Rarely did anyone criticize the rule or point out that the class warfare premise it is built on is faulty. Only 2 stories (8 percent) specifically mentioned the phrase “politics of envy” which is the other perspective of the Buffett rule.
Liberal proponents of the Buffett rule like Sen. Chuck Schumer, D-N.Y., were also interviewed by the networks. He told CBS “This Morning” on April 9 that the bill was “a question of fairness,” a point he repeated throughout the interview. He was asked if the Buffett Rule would reduce the “inequality gap.” Schumer also mentioned Buffett’s secretary, Debbie Bosanek, who has said she pays a 35.8 percent tax rate.
Bosanek: Cinderella or 1 Percenter?
Obama used Bosanek as a “stage prop” during his State of the Union address, to talk about the unfairness he sees in the tax system.
Bosanek also appeared in a couple ABC news segments to complain about her taxes and support her boss’s call for higher taxes on millionaires. ABC’s Bianna Golodryga said on Jan. 26, “Debbie [Bosanek] says she still feels like Cinderella at the ball after this experience.” Robin Roberts gushed, “I love the relationship between the two of them [Bosanek and Buffett].”
“But up until a few months ago, Debbie Bosanek had never put much thought into her tax rate or that of her boss’s. Well, today she says she’s representing average citizens who want a voice and wanna be treated fairly in the area of taxes,” Golodryga continued. Nowhere in that story did Golodryga ask Bosanek how much she makes in a year.
But according to Forbes magazine columnist Paul Roderick Gregory, Bosanek is no pauper. By his estimate she “likely makes between $200,000 and $500,000” a year. How could that be?
“The IRS publishes detailed tax tables by income level … [A]n average taxpayer in Bosaneck’s [sic] rate (after downward adjustment for payroll taxes) earns an adjusted gross income of $200,000 to $500,000,” Gregory concluded.
Others have also criticized Bosanek’s claim and pointed out that if she is paying a marginal tax rate of 35 percent “She’s earning over $379,150 per year in taxable income, which places here in the top 1% of income earners nationally.” So much for representing “average citizens.” Buffett has called the criticism “ridiculous.” Cato’s Chris Edwards has called Buffett’s tax story “bogus.”
Still she was lauded by ABC’s Golodryga, who said on “World News” that Bosanek got “a hero’s welcome, for a secretary thrust into the spotlight.”
Income Inequality: The Foundation of Soak the Rich Rhetoric
During his 2012 State of the Union address, President Obama said, “We can either settle for a country where a shrinking number of people do really well, while a growing number of Americans barely get by.

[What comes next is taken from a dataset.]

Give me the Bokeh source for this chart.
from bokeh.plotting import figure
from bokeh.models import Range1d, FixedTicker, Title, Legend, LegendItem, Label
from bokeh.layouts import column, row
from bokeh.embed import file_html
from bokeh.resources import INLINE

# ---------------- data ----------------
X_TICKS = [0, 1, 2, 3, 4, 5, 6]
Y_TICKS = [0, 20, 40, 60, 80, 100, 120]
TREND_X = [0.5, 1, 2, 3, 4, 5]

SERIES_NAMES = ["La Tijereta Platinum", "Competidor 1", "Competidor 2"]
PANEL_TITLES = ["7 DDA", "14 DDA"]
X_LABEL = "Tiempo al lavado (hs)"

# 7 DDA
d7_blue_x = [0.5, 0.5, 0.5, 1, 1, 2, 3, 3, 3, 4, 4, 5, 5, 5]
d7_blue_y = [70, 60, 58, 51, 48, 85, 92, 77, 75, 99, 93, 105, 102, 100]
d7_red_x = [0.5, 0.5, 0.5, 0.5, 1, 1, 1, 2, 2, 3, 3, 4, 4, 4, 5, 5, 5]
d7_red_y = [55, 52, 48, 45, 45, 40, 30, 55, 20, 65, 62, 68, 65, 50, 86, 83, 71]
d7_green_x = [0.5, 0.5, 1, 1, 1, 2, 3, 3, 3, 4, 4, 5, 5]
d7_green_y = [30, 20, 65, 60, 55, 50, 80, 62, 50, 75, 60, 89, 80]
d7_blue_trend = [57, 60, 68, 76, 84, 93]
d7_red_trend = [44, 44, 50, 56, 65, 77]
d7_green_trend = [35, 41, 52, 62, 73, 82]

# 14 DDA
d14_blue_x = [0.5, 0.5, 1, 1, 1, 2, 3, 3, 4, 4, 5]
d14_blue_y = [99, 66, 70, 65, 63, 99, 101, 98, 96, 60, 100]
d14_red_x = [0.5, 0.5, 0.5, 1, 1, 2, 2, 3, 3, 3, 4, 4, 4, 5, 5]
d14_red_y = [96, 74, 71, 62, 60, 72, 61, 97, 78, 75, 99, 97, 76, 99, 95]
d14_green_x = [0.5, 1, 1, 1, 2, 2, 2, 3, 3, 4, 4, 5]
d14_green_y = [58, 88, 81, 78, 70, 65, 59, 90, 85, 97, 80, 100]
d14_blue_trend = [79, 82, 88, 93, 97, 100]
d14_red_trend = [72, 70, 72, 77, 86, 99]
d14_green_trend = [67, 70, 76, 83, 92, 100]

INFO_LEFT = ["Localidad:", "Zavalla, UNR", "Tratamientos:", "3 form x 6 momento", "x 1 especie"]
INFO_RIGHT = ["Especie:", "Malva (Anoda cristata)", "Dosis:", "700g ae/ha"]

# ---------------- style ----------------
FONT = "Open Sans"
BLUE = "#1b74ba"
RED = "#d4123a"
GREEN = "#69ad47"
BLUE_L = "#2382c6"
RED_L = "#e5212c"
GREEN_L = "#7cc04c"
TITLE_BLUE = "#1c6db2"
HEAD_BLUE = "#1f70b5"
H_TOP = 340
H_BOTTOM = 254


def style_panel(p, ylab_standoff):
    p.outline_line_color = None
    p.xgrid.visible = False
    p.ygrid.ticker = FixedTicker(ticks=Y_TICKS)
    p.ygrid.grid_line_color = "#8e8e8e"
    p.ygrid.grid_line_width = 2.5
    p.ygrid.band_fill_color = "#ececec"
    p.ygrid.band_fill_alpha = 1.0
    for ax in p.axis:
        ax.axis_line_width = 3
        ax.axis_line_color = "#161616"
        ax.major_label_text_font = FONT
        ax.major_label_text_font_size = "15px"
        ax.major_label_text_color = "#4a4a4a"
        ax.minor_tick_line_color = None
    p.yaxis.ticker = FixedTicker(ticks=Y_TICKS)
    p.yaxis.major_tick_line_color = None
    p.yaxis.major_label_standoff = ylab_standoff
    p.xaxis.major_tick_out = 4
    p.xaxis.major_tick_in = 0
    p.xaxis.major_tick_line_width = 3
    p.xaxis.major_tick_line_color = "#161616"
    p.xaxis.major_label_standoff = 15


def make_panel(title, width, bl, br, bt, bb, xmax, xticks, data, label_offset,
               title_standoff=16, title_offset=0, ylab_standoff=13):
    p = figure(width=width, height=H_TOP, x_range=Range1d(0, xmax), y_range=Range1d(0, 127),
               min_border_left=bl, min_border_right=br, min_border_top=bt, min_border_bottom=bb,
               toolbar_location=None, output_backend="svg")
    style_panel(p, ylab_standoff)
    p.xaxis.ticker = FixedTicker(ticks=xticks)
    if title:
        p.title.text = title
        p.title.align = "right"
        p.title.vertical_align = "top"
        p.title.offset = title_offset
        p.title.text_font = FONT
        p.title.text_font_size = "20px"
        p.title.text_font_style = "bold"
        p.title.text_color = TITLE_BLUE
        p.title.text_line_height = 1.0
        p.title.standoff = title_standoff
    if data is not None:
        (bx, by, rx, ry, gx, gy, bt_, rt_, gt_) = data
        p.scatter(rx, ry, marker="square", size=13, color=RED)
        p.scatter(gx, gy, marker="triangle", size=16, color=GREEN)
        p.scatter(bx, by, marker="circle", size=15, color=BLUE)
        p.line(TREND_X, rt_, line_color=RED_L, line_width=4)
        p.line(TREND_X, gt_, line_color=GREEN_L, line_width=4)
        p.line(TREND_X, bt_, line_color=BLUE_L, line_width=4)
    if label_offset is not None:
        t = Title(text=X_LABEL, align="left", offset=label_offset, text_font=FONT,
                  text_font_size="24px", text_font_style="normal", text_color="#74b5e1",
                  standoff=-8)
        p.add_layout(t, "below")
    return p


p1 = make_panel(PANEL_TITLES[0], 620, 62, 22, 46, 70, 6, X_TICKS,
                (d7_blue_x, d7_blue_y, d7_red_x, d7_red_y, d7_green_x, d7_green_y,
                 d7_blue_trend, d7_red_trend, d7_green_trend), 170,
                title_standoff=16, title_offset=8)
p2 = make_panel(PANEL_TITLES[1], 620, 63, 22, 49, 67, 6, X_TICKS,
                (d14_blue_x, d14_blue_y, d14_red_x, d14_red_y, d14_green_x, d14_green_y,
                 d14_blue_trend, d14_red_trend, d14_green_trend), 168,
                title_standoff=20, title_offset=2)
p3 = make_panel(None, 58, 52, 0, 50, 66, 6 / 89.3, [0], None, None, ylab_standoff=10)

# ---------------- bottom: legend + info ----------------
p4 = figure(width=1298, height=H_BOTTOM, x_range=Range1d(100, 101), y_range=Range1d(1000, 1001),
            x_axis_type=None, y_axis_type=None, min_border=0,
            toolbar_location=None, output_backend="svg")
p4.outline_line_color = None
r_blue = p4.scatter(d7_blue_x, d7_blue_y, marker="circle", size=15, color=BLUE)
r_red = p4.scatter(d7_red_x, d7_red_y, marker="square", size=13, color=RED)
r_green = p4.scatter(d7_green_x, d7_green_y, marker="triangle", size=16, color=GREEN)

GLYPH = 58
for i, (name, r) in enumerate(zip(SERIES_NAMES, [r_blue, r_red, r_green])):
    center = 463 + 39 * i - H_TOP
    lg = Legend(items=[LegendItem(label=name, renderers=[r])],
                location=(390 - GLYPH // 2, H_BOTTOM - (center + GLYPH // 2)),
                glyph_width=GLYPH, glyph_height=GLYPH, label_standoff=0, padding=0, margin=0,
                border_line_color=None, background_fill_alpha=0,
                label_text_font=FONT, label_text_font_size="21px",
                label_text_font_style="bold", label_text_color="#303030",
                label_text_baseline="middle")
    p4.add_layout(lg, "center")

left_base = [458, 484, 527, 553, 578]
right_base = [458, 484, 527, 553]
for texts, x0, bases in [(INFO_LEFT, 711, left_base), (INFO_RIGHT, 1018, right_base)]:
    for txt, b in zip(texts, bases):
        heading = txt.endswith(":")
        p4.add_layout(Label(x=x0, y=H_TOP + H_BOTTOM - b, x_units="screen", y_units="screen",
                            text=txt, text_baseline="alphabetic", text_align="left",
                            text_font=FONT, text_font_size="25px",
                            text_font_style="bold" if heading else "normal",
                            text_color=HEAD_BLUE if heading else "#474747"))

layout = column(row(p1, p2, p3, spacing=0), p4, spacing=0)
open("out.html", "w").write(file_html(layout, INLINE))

Or we can restore an economy where everyone gets a fair shot, everyone does their fair share, and everyone plays by the same rules.”

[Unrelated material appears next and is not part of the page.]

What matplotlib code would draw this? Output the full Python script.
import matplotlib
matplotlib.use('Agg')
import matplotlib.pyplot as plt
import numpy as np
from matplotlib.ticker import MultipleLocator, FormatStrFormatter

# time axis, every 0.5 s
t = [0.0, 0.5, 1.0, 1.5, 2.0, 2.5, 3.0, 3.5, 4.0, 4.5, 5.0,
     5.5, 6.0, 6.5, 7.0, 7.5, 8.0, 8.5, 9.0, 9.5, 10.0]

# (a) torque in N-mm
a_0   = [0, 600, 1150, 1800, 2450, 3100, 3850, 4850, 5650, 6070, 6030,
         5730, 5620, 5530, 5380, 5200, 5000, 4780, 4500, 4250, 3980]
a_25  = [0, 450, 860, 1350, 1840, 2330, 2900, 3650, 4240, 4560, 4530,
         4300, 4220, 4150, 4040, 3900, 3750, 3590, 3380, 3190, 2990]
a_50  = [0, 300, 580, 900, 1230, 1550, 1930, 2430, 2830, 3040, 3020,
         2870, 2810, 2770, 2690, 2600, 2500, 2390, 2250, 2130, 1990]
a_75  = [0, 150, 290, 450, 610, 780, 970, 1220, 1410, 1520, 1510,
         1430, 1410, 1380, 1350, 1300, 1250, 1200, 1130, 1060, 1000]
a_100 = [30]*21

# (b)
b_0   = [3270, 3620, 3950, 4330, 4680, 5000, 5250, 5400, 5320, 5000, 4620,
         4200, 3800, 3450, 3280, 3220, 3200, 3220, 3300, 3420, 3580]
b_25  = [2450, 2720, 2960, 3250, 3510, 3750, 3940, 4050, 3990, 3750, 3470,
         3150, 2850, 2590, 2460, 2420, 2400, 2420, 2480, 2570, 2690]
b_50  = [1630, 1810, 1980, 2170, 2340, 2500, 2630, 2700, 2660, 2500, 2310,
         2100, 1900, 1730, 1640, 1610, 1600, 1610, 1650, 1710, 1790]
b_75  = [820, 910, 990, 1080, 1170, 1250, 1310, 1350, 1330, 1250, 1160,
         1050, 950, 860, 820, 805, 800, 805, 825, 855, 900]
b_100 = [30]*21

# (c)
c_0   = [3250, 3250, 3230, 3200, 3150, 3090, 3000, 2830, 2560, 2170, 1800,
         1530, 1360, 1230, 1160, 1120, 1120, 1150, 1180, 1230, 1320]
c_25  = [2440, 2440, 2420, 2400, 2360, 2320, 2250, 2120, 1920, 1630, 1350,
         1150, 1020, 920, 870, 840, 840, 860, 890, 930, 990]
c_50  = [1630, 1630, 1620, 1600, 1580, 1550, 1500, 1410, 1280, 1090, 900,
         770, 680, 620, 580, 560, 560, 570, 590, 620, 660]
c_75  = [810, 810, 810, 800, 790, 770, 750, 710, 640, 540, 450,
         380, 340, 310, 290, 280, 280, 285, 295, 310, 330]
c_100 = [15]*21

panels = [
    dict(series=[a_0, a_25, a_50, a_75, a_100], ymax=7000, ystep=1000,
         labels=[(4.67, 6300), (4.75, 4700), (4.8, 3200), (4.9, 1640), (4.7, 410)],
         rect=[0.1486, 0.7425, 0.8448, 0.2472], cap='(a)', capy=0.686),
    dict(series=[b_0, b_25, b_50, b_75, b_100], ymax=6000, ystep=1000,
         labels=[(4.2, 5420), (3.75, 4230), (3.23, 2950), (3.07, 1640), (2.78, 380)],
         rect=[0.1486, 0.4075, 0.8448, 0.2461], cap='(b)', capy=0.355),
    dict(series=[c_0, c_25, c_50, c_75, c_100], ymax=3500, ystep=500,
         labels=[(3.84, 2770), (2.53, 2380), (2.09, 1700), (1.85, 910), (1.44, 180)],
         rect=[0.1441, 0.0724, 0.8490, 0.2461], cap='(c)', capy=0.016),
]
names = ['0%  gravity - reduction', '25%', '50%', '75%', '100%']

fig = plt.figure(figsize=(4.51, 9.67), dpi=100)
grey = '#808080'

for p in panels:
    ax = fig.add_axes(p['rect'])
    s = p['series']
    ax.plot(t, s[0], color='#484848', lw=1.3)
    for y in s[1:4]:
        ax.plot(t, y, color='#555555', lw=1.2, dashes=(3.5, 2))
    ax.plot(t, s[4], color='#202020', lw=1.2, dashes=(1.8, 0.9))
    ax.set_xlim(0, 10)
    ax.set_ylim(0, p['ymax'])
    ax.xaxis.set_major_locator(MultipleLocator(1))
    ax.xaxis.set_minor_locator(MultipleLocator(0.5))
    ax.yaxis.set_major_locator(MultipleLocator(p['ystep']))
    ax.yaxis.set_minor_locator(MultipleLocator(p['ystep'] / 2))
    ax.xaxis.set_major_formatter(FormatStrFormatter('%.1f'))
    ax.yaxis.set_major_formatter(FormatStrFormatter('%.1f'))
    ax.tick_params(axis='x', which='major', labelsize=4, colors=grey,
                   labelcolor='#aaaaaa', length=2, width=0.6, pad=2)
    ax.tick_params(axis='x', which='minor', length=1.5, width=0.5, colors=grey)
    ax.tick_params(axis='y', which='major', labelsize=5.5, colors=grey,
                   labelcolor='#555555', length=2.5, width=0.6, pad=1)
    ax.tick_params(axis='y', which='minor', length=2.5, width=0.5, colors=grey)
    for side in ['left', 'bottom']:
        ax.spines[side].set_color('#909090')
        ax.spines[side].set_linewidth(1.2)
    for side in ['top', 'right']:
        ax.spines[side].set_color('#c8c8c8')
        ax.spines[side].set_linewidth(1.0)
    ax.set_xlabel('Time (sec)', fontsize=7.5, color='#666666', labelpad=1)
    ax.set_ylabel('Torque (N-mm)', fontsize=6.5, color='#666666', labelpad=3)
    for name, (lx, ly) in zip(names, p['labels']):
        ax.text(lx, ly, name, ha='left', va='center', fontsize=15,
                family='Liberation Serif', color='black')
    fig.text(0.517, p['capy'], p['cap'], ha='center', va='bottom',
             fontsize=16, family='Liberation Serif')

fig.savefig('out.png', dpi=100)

He specifically pushed for the Buffett rule in that address, by seating Bosanek in the gallery and saying that “asking a billionaire to pay at least as much as his secretary in taxes? Most Americans would call that common sense.”

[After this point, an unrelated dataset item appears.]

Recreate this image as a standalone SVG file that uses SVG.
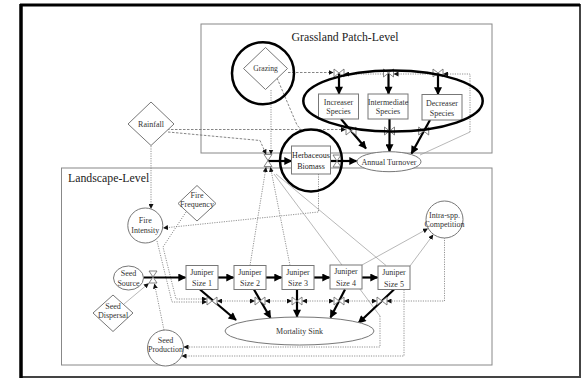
<svg xmlns="http://www.w3.org/2000/svg" width="583" height="378" viewBox="0 0 583 378">
<defs>
<style>
.t{font-family:"Liberation Serif","Times New Roman",serif;font-size:8px;fill:#333;text-anchor:middle}
.title{font-family:"Liberation Serif","Times New Roman",serif;font-size:11.8px;fill:#222}
.node{fill:#fff;stroke:#777;stroke-width:1}
.region{fill:none;stroke:#888;stroke-width:1}
.flow{stroke:#000;stroke-width:2.2;fill:none;marker-end:url(#ab)}
.dot{stroke:#777;stroke-width:0.8;stroke-dasharray:1.2 1.2;fill:none}
.dash{stroke:#666;stroke-width:0.8;stroke-dasharray:2.5 1.5;fill:none}
.thin{stroke:#999;stroke-width:0.7;fill:none}
.arr{marker-end:url(#as)}
.both{marker-start:url(#as);marker-end:url(#as)}
.hl{fill:none;stroke:#000;stroke-width:2.5}
.valve{fill:#fff;stroke:#666;stroke-width:0.8}
</style>
<marker id="ab" viewBox="0 0 10 10" refX="9" refY="5" markerWidth="9" markerHeight="8" markerUnits="userSpaceOnUse" orient="auto"><path d="M0,0 L10,5 L0,10 z" fill="#000"/></marker>
<marker id="as" viewBox="0 0 10 10" refX="9" refY="5" markerWidth="5" markerHeight="5" markerUnits="userSpaceOnUse" orient="auto-start-reverse"><path d="M0,0 L10,5 L0,10 z" fill="#111"/></marker>
<path id="vb" d="M-5,-4 V4 L5,-4 V4 Z"/>
<path id="vh" d="M-4,-6 H4 L-4,6 H4 Z"/>
</defs>

<g id="frame">
<rect x="21" y="5" width="559" height="372" fill="#fff" stroke="#444" stroke-width="2"/>
<line x1="21" y1="4" x2="21" y2="378" stroke="#000" stroke-width="3.5"/>
<line x1="20" y1="5" x2="580" y2="5" stroke="#000" stroke-width="3"/>
</g>

<g id="grassland-patch-level">
<rect class="region" x="201" y="24" width="291" height="129"/>
<text class="title" x="291.5" y="41">Grassland Patch-Level</text>
</g>
<g id="landscape-level">
<rect class="region" x="61.5" y="168" width="430.5" height="197"/>
<text class="title" x="68" y="181.5">Landscape-Level</text>
</g>

<g id="connectors">
<!-- grazing -->
<path class="dash arr" d="M288,72.5 H333"/>
<path class="dash" d="M277,78 L297,125 L301,129.5"/>
<path class="dot arr" d="M271,90 V154"/>
<!-- annual turnover feedback -->
<path class="thin" d="M420,155 L470,132"/>
<path class="dot arr" d="M470,132 V74 H443.5"/>
<path class="dot arr" d="M433,74 H394"/>
<path class="dot arr" d="M383.5,74 H344.5"/>
<!-- rainfall -->
<path class="dash arr" d="M167,129.5 H345.5"/>
<path class="dash arr" d="M168,132 L260,140.5 L266,154"/>
<path class="dot arr" d="M151,146 V208.5"/>
<!-- herbaceous -> fire intensity -->
<path class="dot arr" d="M318.5,174 V212 L163.5,228"/>
<!-- junipers -> herb valve -->
<path class="dot arr" d="M250,265.5 L266,167.5"/>
<path class="dot arr" d="M290,265.5 L270.5,167.5"/>
<path class="thin" d="M276,174 L386,265.5"/>
<path class="thin" d="M274,174 L380,316"/>
<path class="dot arr" d="M380,316 V347 H184"/>
<path class="dot arr" d="M404,289.5 V356 H182"/>
<!-- intra-spp -->
<path class="thin arr" d="M362,265 L427.5,228.8"/>
<path class="thin arr" d="M410,266 L433,235"/>
<path class="dot arr" d="M444.5,237.5 V301 H387"/>
<!-- fire -->
<path class="dot arr" d="M157,241 L172,302 H206.5"/>
<path class="dot arr" d="M186,212 L163,247 L176,299 H206.5"/>
<path class="dot both" d="M217.5,301 H254.5"/>
<path class="dot both" d="M265.5,301 H291.5"/>
<path class="dot both" d="M302.5,301 H333.5"/>
<path class="dot both" d="M344.5,301 H376.5"/>
<!-- seeds -->
<path class="thin arr" d="M124,304 L148.5,283.5"/>
<path class="dot arr" d="M164,330 L154.5,284"/>

<!-- material flows -->
<path class="flow" d="M339,73 V94"/>
<path class="flow" d="M388.5,73 V94"/>
<path class="flow" d="M438,73 V94.5"/>
<path class="flow" d="M341,119 L366,148.5"/>
<path class="flow" d="M389.5,119 V151.5"/>
<path class="flow" d="M430,120 L411.5,153.5"/>
<path class="flow" d="M268,161 H291.5"/>
<path class="flow" d="M330.5,161 H356.5"/>
<path class="flow" d="M143.5,277.5 H185.5"/>
<path class="flow" d="M218,277.5 H233.5"/>
<path class="flow" d="M266,277.5 H281.5"/>
<path class="flow" d="M314,277.5 H329.5"/>
<path class="flow" d="M362,277.5 H377.5"/>
<path class="flow" d="M200,289.5 L236,320"/>
<path class="flow" d="M254,289.5 L270.5,318"/>
<path class="flow" d="M297,289.5 V317"/>
<path class="flow" d="M345,289.5 L330.5,317.5"/>
<path class="flow" d="M394,289.5 L358.5,323"/>
</g>

<g id="valves" class="valve">
<use href="#vb" x="339" y="73"/>
<use href="#vb" x="388.5" y="73"/>
<use href="#vb" x="438" y="73"/>
<use href="#vb" x="351" y="131"/>
<use href="#vb" x="389.5" y="131"/>
<use href="#vb" x="423.7" y="131"/>
<use href="#vh" x="268" y="160.5"/>
<use href="#vh" x="337" y="161"/>
<use href="#vh" x="153" y="277"/>
<use href="#vb" x="212" y="301"/>
<use href="#vb" x="260" y="301"/>
<use href="#vb" x="297" y="301"/>
<use href="#vb" x="339" y="301"/>
<use href="#vb" x="382" y="301"/>
</g>

<g id="grazing">
<path class="node" d="M265.5,47.5 L287.5,68.5 L265.5,89.5 L243.5,68.5 Z"/>
<text class="t" x="265.5" y="71" style="font-size:7.6px">Grazing</text>
</g>
<g id="increaser-species">
<rect class="node" x="318.5" y="94" width="40" height="25"/>
<text class="t" x="338.5" y="104.5">Increaser</text>
<text class="t" x="338.5" y="114">Species</text>
</g>
<g id="intermediate-species">
<rect class="node" x="368" y="94" width="40" height="25"/>
<text class="t" x="388" y="104.5">Intermediate</text>
<text class="t" x="388" y="114">Species</text>
</g>
<g id="decreaser-species">
<rect class="node" x="422" y="94.5" width="40" height="25.5"/>
<text class="t" x="442" y="105.5">Decreaser</text>
<text class="t" x="442" y="115.5">Species</text>
</g>
<g id="rainfall">
<path class="node" d="M151,102 L174,124 L151,145.5 L128,124 Z"/>
<text class="t" x="151" y="126.5">Rainfall</text>
</g>
<g id="herbaceous-biomass">
<rect class="node" x="291.5" y="146" width="39" height="28"/>
<text class="t" x="311" y="157.5" style="fill:#222">Herbaceous</text>
<text class="t" x="311" y="168.5" style="fill:#222">Biomass</text>
</g>
<g id="annual-turnover">
<ellipse class="node" cx="389" cy="161.7" rx="32" ry="10"/>
<text class="t" x="389" y="164.5">Annual Turnover</text>
</g>
<g id="fire-frequency">
<path class="node" d="M197,185.5 L216,203.5 L197,221 L178,203.5 Z"/>
<text class="t" x="197" y="197.5">Fire</text>
<text class="t" x="197" y="206.5">Frequency</text>
</g>
<g id="fire-intensity">
<circle class="node" cx="145.3" cy="225.5" r="17.5"/>
<text class="t" x="145.3" y="223">Fire</text>
<text class="t" x="145.3" y="233">Intensity</text>
</g>
<g id="intra-spp-competition">
<circle class="node" cx="444.5" cy="219.5" r="18.5"/>
<text class="t" x="444.5" y="217.5">Intra-spp.</text>
<text class="t" x="444.5" y="226.5">Competition</text>
</g>
<g id="seed-source">
<ellipse class="node" cx="128.5" cy="278" rx="15" ry="12"/>
<text class="t" x="128.5" y="276">Seed</text>
<text class="t" x="128.5" y="285.5">Source</text>
</g>
<g id="seed-dispersal">
<path class="node" d="M113,295 L133,313 L113,331.5 L93,313 Z"/>
<text class="t" x="113" y="308.5">Seed</text>
<text class="t" x="113" y="317.5">Dispersal</text>
</g>
<g id="seed-production">
<circle class="node" cx="165.5" cy="348" r="18"/>
<text class="t" x="165.5" y="342.5">Seed</text>
<text class="t" x="165.5" y="352">Production</text>
</g>
<g id="juniper-size-1">
<rect class="node" x="186" y="265.5" width="32" height="24"/>
<text class="t" x="202" y="274.5">Juniper</text>
<text class="t" x="202" y="286">Size 1</text>
</g>
<g id="juniper-size-2">
<rect class="node" x="234" y="265.5" width="32" height="24"/>
<text class="t" x="250" y="274.5">Juniper</text>
<text class="t" x="250" y="286">Size 2</text>
</g>
<g id="juniper-size-3">
<rect class="node" x="282" y="265.5" width="32" height="24"/>
<text class="t" x="298" y="274.5">Juniper</text>
<text class="t" x="298" y="286">Size 3</text>
</g>
<g id="juniper-size-4">
<rect class="node" x="330" y="265" width="32" height="24"/>
<text class="t" x="346" y="274">Juniper</text>
<text class="t" x="346" y="285.5">Size 4</text>
</g>
<g id="juniper-size-5">
<rect class="node" x="378" y="266" width="32" height="23.5"/>
<text class="t" x="394" y="275">Juniper</text>
<text class="t" x="394" y="286.5">Size 5</text>
</g>
<g id="mortality-sink">
<ellipse class="node" cx="299.5" cy="331" rx="74.5" ry="14"/>
<text class="t" x="299.5" y="334">Mortality Sink</text>
</g>

<g id="highlights">
<circle class="hl" cx="263" cy="73.3" r="31"/>
<ellipse class="hl" cx="393" cy="101" rx="89.7" ry="30.5"/>
<circle class="hl" cx="311" cy="160.5" r="31"/>
</g>
</svg>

The very basis for Obama’s class warfare calls that the wealthy need to pay their “fair share” is an economic analysis by Thomas Piketty, of the Paris School of Economics, and Emmanuel Saez, of UC-Berkeley. According to The New York Times they are “two academically revered, if publicly obscure, left-leaning French economists.”
Those economists say that median American incomes rose just 3.2% from 1979 through 2007. Many people who lived through those years likely found it difficult to believe those statistics, but of course the administration and many in the media used it as proof that the rich needed to be punished with higher taxes.
However, American Enterprise Institute columnist James Pethokoukis recently exposed the problems with this data for The American, the online magazine of AEI. “But it’s just not true, according to a new study in National Tax Journal from researchers at Cornell University. (Here’s an earlier, working-paper version.) The academics, led by economist Richard Burkhauser, don’t say the findings of Piketty and Saez are wrong — just incredibly, massively incomplete. According to the Cornell study, median household income – properly measured – rose 36.7%, not 3.2% like Piketty and Saez argue. That’s a big miss,” Pethokoukis wrote.
He also quoted this conclusion from the Cornell study: “Income inequality increased in the United States not because the rich got richer, the poor got poorer and the middle class stagnated, but because the rich got richer at a faster rate than the middle and poorer quintiles and this mostly occurred in the 1980s. .. the apparent failure of the median American to benefit from economic growth can largely be explained by the use of an income measure for this purpose which does not fully capture what is actually happening to the resources available to middle class individuals.”
The New York Times published a glowing profile of Piketty and Saez on April 16, in which they argue even the Buffett Rule “would do little to reverse the rich’s gains.” “[T]heir proposed corrective remains far outside the bounds of polite political conversation: much, much higher top marginal tax rates on the rich, up to 50 percent, or 70 percent or even 90 percent …” the Times wrote. But the Times completely ignored the new Cornell study that shows that when everything is factored in that should be (government transfer payments, taxes/tax credits and healthcare benefits) the picture is of significant income growth and declining income inequality since 1989.